- **Recorded information**:
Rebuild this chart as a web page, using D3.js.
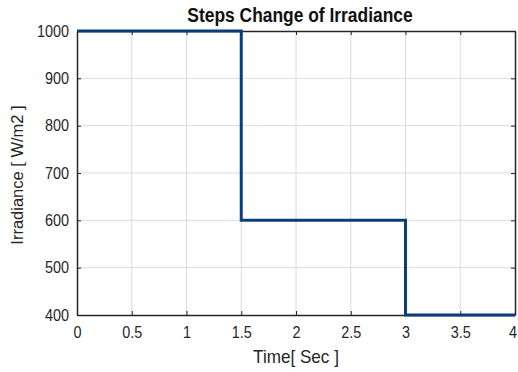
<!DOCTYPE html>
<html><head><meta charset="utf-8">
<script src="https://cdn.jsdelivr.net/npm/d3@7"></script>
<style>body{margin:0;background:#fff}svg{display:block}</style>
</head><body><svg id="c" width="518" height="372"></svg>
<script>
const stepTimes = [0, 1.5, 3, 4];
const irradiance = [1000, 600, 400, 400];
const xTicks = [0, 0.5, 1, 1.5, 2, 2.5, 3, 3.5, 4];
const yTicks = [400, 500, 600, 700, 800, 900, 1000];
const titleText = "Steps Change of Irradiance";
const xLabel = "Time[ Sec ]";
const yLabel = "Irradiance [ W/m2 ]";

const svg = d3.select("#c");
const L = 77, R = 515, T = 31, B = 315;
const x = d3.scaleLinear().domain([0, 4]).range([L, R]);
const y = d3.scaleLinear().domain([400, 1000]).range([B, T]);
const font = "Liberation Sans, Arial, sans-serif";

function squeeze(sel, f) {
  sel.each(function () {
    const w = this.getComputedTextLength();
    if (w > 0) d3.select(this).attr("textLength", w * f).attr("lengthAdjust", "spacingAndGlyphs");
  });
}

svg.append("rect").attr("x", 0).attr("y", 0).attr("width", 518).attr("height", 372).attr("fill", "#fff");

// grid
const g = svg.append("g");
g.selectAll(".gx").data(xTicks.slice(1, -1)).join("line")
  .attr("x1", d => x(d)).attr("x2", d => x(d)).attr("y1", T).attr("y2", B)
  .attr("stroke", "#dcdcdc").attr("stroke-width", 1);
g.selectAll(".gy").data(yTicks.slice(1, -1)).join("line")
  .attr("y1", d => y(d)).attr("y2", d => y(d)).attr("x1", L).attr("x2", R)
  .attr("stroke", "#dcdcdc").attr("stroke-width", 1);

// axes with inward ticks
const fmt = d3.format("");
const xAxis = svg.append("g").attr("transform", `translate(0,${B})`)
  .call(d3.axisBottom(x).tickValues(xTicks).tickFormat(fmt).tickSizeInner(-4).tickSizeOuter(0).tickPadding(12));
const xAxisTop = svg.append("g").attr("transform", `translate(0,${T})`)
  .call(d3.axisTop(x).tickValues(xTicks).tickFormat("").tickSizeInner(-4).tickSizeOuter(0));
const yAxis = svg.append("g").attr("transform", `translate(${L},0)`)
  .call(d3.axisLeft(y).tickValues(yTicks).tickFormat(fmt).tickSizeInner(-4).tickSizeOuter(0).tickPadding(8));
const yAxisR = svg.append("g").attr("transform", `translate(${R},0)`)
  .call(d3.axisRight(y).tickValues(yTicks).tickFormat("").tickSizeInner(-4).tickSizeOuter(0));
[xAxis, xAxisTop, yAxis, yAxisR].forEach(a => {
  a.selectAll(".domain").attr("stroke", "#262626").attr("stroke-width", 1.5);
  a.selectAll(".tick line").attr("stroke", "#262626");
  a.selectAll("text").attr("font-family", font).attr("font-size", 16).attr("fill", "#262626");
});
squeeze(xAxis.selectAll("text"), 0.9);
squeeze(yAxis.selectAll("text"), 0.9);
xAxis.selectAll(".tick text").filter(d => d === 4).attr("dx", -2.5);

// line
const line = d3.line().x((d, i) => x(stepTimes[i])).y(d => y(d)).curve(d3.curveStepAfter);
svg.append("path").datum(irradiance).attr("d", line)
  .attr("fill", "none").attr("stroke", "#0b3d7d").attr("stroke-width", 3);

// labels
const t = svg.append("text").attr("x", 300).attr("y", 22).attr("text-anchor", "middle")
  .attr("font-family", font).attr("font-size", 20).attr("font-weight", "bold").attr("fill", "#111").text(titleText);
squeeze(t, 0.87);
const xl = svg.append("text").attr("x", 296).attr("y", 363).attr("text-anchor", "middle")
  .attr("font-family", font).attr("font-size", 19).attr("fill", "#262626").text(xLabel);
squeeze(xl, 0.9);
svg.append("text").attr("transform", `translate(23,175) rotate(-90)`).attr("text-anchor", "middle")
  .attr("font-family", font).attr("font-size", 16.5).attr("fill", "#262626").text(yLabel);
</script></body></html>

- **Challenge**: State how many lines include the string "this". Give no other information.

- **Finished task**: 3